A diversão do espinafre
Hoje me alegrei com grande aprendizado, pois apesar de todas as formas que procuramos dar, de boa convivência e paciência com quem conosco convive a evitar o maldoso espinafre, aqui sem ser verdura, compreenda-se, no fundo somos feitos por moldes de mesmos estampos.
Quando rotineiramente fui à morada almoçar, nada havia pronto , 12:40. O culpado, o outro, o ausente, J., por não ter "trazido o feijão em tempo". Riam-se duas, H. e E., achando aquilo tão divertido, principalmente da minha cara de decepção. Sabendo ser um prato predileto.
Nenhum respeito pelo horário, por quem viria comer: as convivas da dona da casa; somente a alegria de culpar o ausente, que, sabe-se lá por quais razões, também não cumpriu o ajustado, dizendo-se aparentemente ocupado com outras questões, ordens superiores. Serão todos defendidos e desculpados, noblesse oblige e political correctness.

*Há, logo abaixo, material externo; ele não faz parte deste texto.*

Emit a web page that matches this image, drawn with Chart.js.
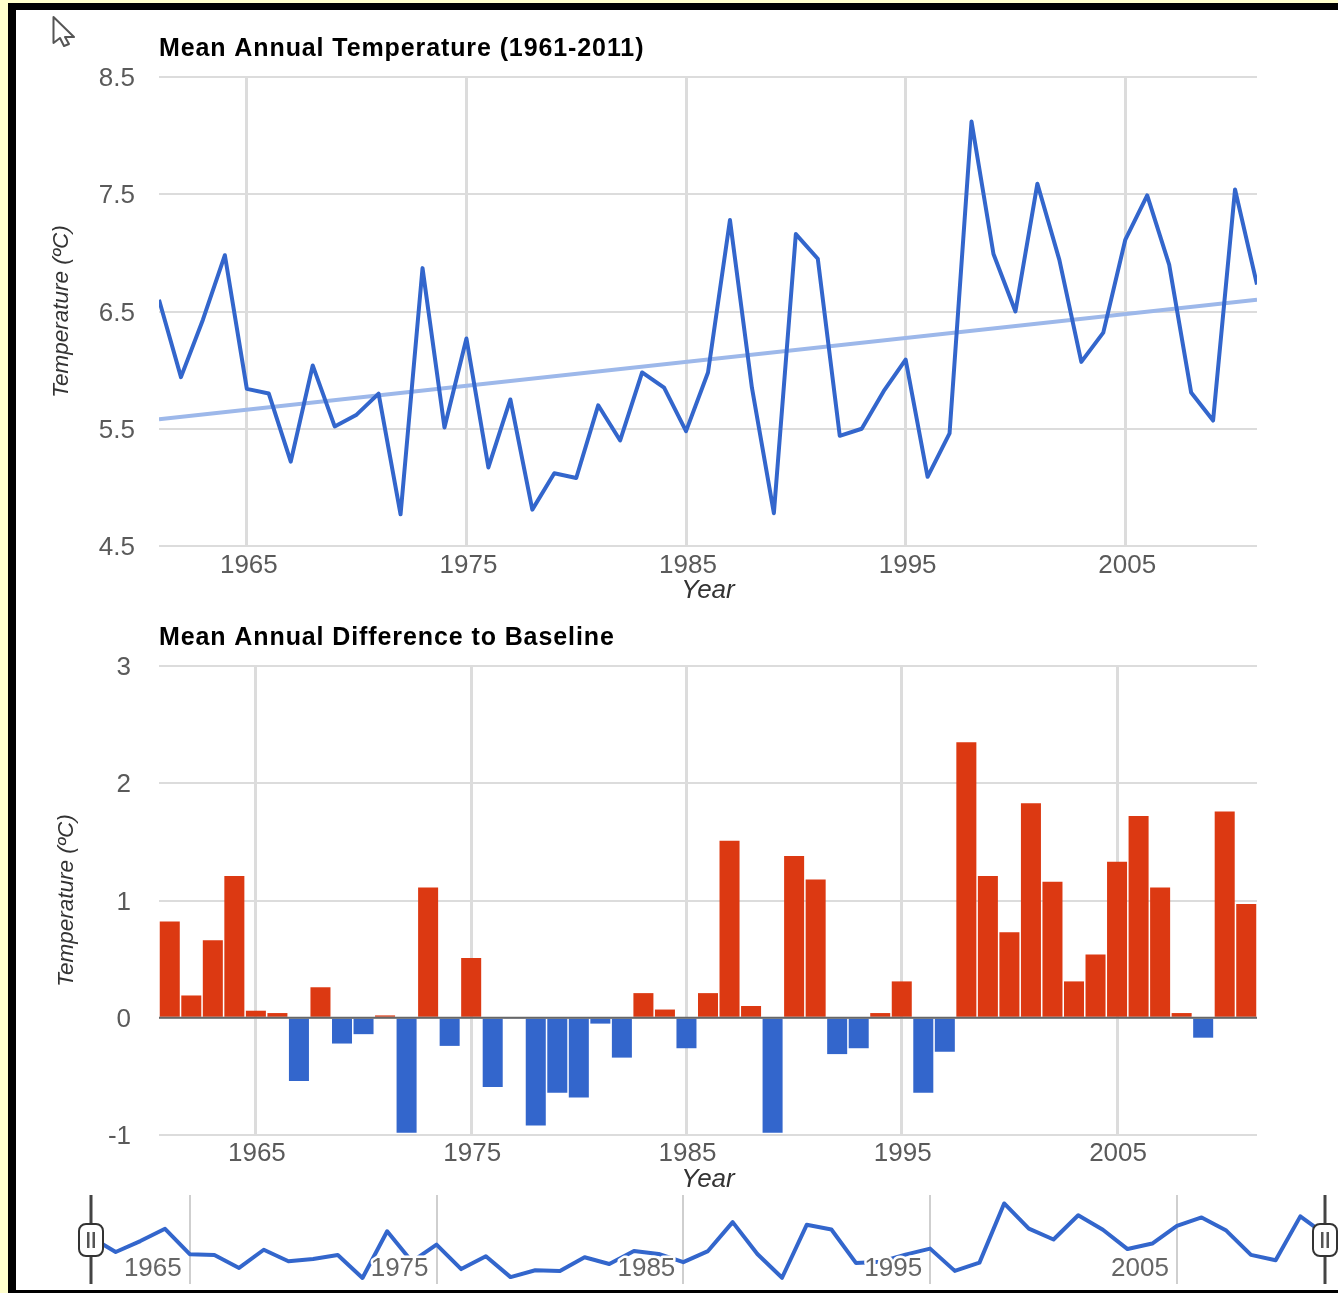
<!DOCTYPE html>
<html>
<head>
<meta charset="utf-8">
<title>Mean Annual Temperature</title>
<script src="https://cdn.jsdelivr.net/npm/chart.js@4"></script>
<style>
    html, body { margin: 0; padding: 0; background: #fff; overflow: hidden; }
    body { width: 1338px; height: 1293px; position: relative; }
    canvas { position: absolute; left: 0; }
    .frame { position: absolute; }
</style>
</head>
<body>
<div class="frame" style="left:0;top:0;width:1338px;height:3px;background:#ffffcc"></div>
<div class="frame" style="left:0;top:0;width:8px;height:1293px;background:#ffffcc"></div>
<canvas id="tempChart" width="1338" height="610" style="top:0"></canvas>
<canvas id="diffChart" width="1338" height="599" style="top:600px"></canvas>
<canvas id="navChart" width="1338" height="89" style="top:1195px"></canvas>
<div class="frame" style="left:8px;top:3px;width:1330px;height:7px;background:#000"></div>
<div class="frame" style="left:8px;top:3px;width:8px;height:1290px;background:#000"></div>
<div class="frame" style="left:8px;top:1290px;width:1330px;height:3px;background:#000"></div>
<!-- mouse pointer caught in the screenshot -->
<svg class="frame" style="left:50px;top:14px" width="28" height="34">
    <path d="M3.5 3 L24 23 L15 23 L19 30 L14 32 L10 24 L3.5 29 Z" fill="#fff" stroke="#555" stroke-width="2" stroke-linejoin="round"/>
</svg>
<script>
const years = [1961, 1962, 1963, 1964, 1965, 1966, 1967, 1968, 1969, 1970,
    1971, 1972, 1973, 1974, 1975, 1976, 1977, 1978, 1979, 1980,
    1981, 1982, 1983, 1984, 1985, 1986, 1987, 1988, 1989, 1990,
    1991, 1992, 1993, 1994, 1995, 1996, 1997, 1998, 1999, 2000,
    2001, 2002, 2003, 2004, 2005, 2006, 2007, 2008, 2009, 2010, 2011];
const meanTemps = [6.6, 5.94, 6.43, 6.98, 5.84, 5.8, 5.22, 6.04, 5.52, 5.62,
    5.8, 4.77, 6.87, 5.51, 6.27, 5.17, 5.75, 4.81, 5.12, 5.08,
    5.7, 5.4, 5.98, 5.85, 5.48, 5.98, 7.28, 5.85, 4.78, 7.16,
    6.95, 5.44, 5.5, 5.82, 6.09, 5.09, 5.46, 8.12, 6.99, 6.5,
    7.59, 6.94, 6.07, 6.32, 7.11, 7.49, 6.9, 5.81, 5.57, 7.54, 6.73];
const baselineDiffs = [0.82, 0.19, 0.66, 1.21, 0.06, 0.04, -0.54, 0.26, -0.22, -0.14,
    0.02, -0.98, 1.11, -0.24, 0.51, -0.59, -0.01, -0.92, -0.64, -0.68,
    -0.05, -0.34, 0.21, 0.07, -0.26, 0.21, 1.51, 0.1, -0.98, 1.38,
    1.18, -0.31, -0.26, 0.04, 0.31, -0.64, -0.29, 2.35, 1.21, 0.73,
    1.83, 1.16, 0.31, 0.54, 1.33, 1.72, 1.11, 0.04, -0.17, 1.76, 0.97];
const trendYears = [1961, 2011];
const trendTemps = [5.58, 6.6];
const zeroYears = [1960.5, 2011.5];
const zeroValues = [0, 0];
const yearTicks = [1965, 1975, 1985, 1995, 2005];
const tempTicks = [4.5, 5.5, 6.5, 7.5, 8.5];
const diffTicks = [-1, 0, 1, 2, 3];

const FONT = '"Liberation Sans", Arial, sans-serif';
const BLUE = '#3366cc';
const RED = '#dc3912';
const GRID = '#dcdcdc';
const TEXT = '#5a5a5a';

const points = (xs, ys) => xs.map((x, i) => ({ x: x, y: ys[i] }));
const fixedTicks = (values) => (scale) => {
    scale.ticks = values.map(v => ({ value: v }));
};

// x axis shared by the two big charts
function yearAxis(min, max, labelShift, labelGap, titleGap) {
    return {
        type: 'linear',
        offset: false,
        min: min,
        max: max,
        afterBuildTicks: fixedTicks(yearTicks),
        afterFit: (scale) => { scale.height = 64; },
        border: { display: false },
        grid: { color: GRID, lineWidth: 3, drawTicks: false, offset: false },
        ticks: {
            color: TEXT,
            maxRotation: 0,
            padding: labelGap,
            labelOffset: labelShift,
            font: { family: FONT, size: 26 },
            callback: (value) => String(value)
        },
        title: {
            display: true,
            text: 'Year',
            color: '#333',
            padding: { top: 0, bottom: titleGap },
            font: { family: FONT, size: 26, style: 'italic' }
        }
    };
}

function valueAxis(min, max, tickValues, format, labelGap, titleGap) {
    return {
        min: min,
        max: max,
        afterBuildTicks: fixedTicks(tickValues),
        afterFit: (scale) => { scale.width = 159; },
        border: { display: false },
        grid: { color: GRID, lineWidth: 2, drawTicks: false },
        ticks: {
            color: TEXT,
            padding: labelGap,
            labelOffset: 2,
            font: { family: FONT, size: 26 },
            callback: format
        },
        title: {
            display: true,
            text: 'Temperature (ºC)',
            color: '#333',
            padding: { top: titleGap, bottom: 0 },
            font: { family: FONT, size: 22.5, style: 'italic' }
        }
    };
}

// Chart title drawn by hand: the reference text is spaced wider than the font
const spacedTitle = {
    id: 'spacedTitle',
    afterDraw(chart, args, opts) {
        const { ctx, chartArea } = chart;
        ctx.save();
        ctx.font = 'bold 25px ' + FONT;
        ctx.letterSpacing = '0.9px';
        ctx.fillStyle = '#000';
        ctx.textAlign = 'left';
        ctx.textBaseline = 'middle';
        ctx.fillText(opts.text, chartArea.left, chartArea.top - 28);
        ctx.restore();
    }
};

// Top chart: yearly mean with its trend line
new Chart(document.getElementById('tempChart'), {
    type: 'line',
    data: {
        datasets: [{
            data: points(years, meanTemps),
            borderColor: BLUE,
            borderWidth: 4,
            pointRadius: 0,
            tension: 0,
            borderJoinStyle: 'round'
        }, {
            data: points(trendYears, trendTemps),
            borderColor: '#9db8ea',
            borderWidth: 4,
            pointRadius: 0
        }]
    },
    plugins: [spacedTitle],
    options: {
        responsive: false,
        animation: false,
        layout: { padding: { top: 77, right: 81 } },
        plugins: {
            legend: { display: false },
            tooltip: { enabled: false },
            spacedTitle: { text: 'Mean Annual Temperature (1961-2011)' }
        },
        scales: {
            x: yearAxis(1961, 2011, 2, 4, 4),
            y: valueAxis(4.5, 8.5, tempTicks, (value) => value.toFixed(1), 24, 48.5)
        }
    }
});

// Middle chart: difference to baseline, red above zero and blue below
new Chart(document.getElementById('diffChart'), {
    type: 'bar',
    data: {
        datasets: [{
            type: 'line',
            data: points(zeroYears, zeroValues),
            borderColor: '#666',
            borderWidth: 2,
            pointRadius: 0,
            order: 0
        }, {
            data: points(years, baselineDiffs),
            backgroundColor: baselineDiffs.map(v => v < 0 ? BLUE : RED),
            barPercentage: 0.93,
            categoryPercentage: 1,
            order: 1
        }]
    },
    plugins: [spacedTitle],
    options: {
        responsive: false,
        animation: false,
        layout: { padding: { top: 66, right: 81 } },
        plugins: {
            legend: { display: false },
            tooltip: { enabled: false },
            spacedTitle: { text: 'Mean Annual Difference to Baseline' }
        },
        scales: {
            x: yearAxis(1960.5, 2011.5, 1, 3, 4),
            y: valueAxis(-1, 3, diffTicks, (value) => String(value), 28, 53.5)
        }
    }
});

// Labels sit just left of each grid line, with a white halo over the line
const navLabels = {
    id: 'navLabels',
    afterDatasetsDraw(chart) {
        const { ctx, scales: { x } } = chart;
        ctx.save();
        ctx.font = '26px ' + FONT;
        ctx.textAlign = 'right';
        ctx.textBaseline = 'middle';
        ctx.lineJoin = 'round';
        yearTicks.forEach(year => {
            const px = x.getPixelForValue(year) - 8;
            ctx.strokeStyle = '#fff';
            ctx.lineWidth = 5;
            ctx.strokeText(String(year), px, 74);
            ctx.fillStyle = '#666';
            ctx.fillText(String(year), px, 74);
        });
        ctx.restore();
    }
};

// The two range handles at both ends of the navigator
const navHandles = {
    id: 'navHandles',
    afterDraw(chart) {
        const { ctx, chartArea, scales: { x } } = chart;
        [x.min, x.max].forEach(year => {
            const px = x.getPixelForValue(year);
            ctx.save();
            ctx.strokeStyle = '#444';
            ctx.lineWidth = 3;
            ctx.beginPath();
            ctx.moveTo(px, chartArea.top);
            ctx.lineTo(px, chartArea.bottom);
            ctx.stroke();
            ctx.fillStyle = '#fff';
            ctx.strokeStyle = '#333';
            ctx.lineWidth = 2;
            ctx.beginPath();
            ctx.roundRect(px - 12, 29, 24, 32, 7);
            ctx.fill();
            ctx.stroke();
            ctx.fillStyle = '#555';
            ctx.fillRect(px - 4, 37, 2.5, 16);
            ctx.fillRect(px + 1.5, 37, 2.5, 16);
            ctx.restore();
        });
    }
};

// Bottom strip: range navigator over the same series
new Chart(document.getElementById('navChart'), {
    type: 'line',
    data: {
        datasets: [{
            data: points(years, meanTemps),
            borderColor: BLUE,
            borderWidth: 4,
            pointRadius: 0,
            tension: 0,
            borderJoinStyle: 'round',
            clip: false
        }]
    },
    plugins: [navLabels, navHandles],
    options: {
        responsive: false,
        animation: false,
        layout: { padding: { left: 91, right: 13 } },
        plugins: {
            legend: { display: false },
            tooltip: { enabled: false },
            title: { display: false }
        },
        scales: {
            x: {
                type: 'linear',
                min: 1961,
                max: 2011,
                afterBuildTicks: fixedTicks(yearTicks),
                afterFit: (scale) => { scale.height = 0; },
                border: { display: false },
                grid: { color: '#cfcfcf', lineWidth: 2, drawTicks: false },
                ticks: { display: false }
            },
            y: {
                display: false,
                min: 4.5,
                max: 8.5
            }
        }
    }
});
</script>
</body>
</html>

Nenhum ímpeto para, de iniciativa própria, e serem reembolsadas, por 3,2 reais, no supermercado a 100 metros, comprar o tal feijão e ajustar o horário; atender à modesta solicitação da sempre correta e compreensiva dona daquela boa casa para o repasto com as suas convivas. Somente a pérfida e humaníssima risadinha, da maldade feita com o ausente; e maldade deste feita com as presentes. Todos vitoriosos, inocentes maldosos, se isto existe.
Lá como cá, cá como lá.
Seja a cozinheira ou o ministro do tribunal. Seja gerente ou até um alegre inocente porteiro. O determinante não é a comunhão e comunidade, o serviço bem-feito: é o baixinho ato de espinafrar o outro, degustando, sem medir a irritação do não-participante. Porém a estranhar-se que desta vez não reagiu, pela primeira vez. Nada disse o H., normalmente irritadiço, pois aprendeu, depois de décadas, uma grande lição.
E saiu contente. Ainda papou a salada insôssa e foi-se, rindo. Enquanto isto o feijão tardio, providenciado enfim, apitava seus vapores pela chaminé da panela de pressão, a amolecer sua dura alma, como de muitos.
Somos realmente assim, sem distinção de classes, matizes, cores, formas, desejos, educação ou credo. Paisano ou rei. Sempre essencialmente um tantinho mais, um tantinho menos, danados, egoístas e espicaçantes. A fazer nosso o importante tempo do outro, o que nem o estúpido relógio faz.
É da nossa natureza, diria o escorpião. Agora também sei.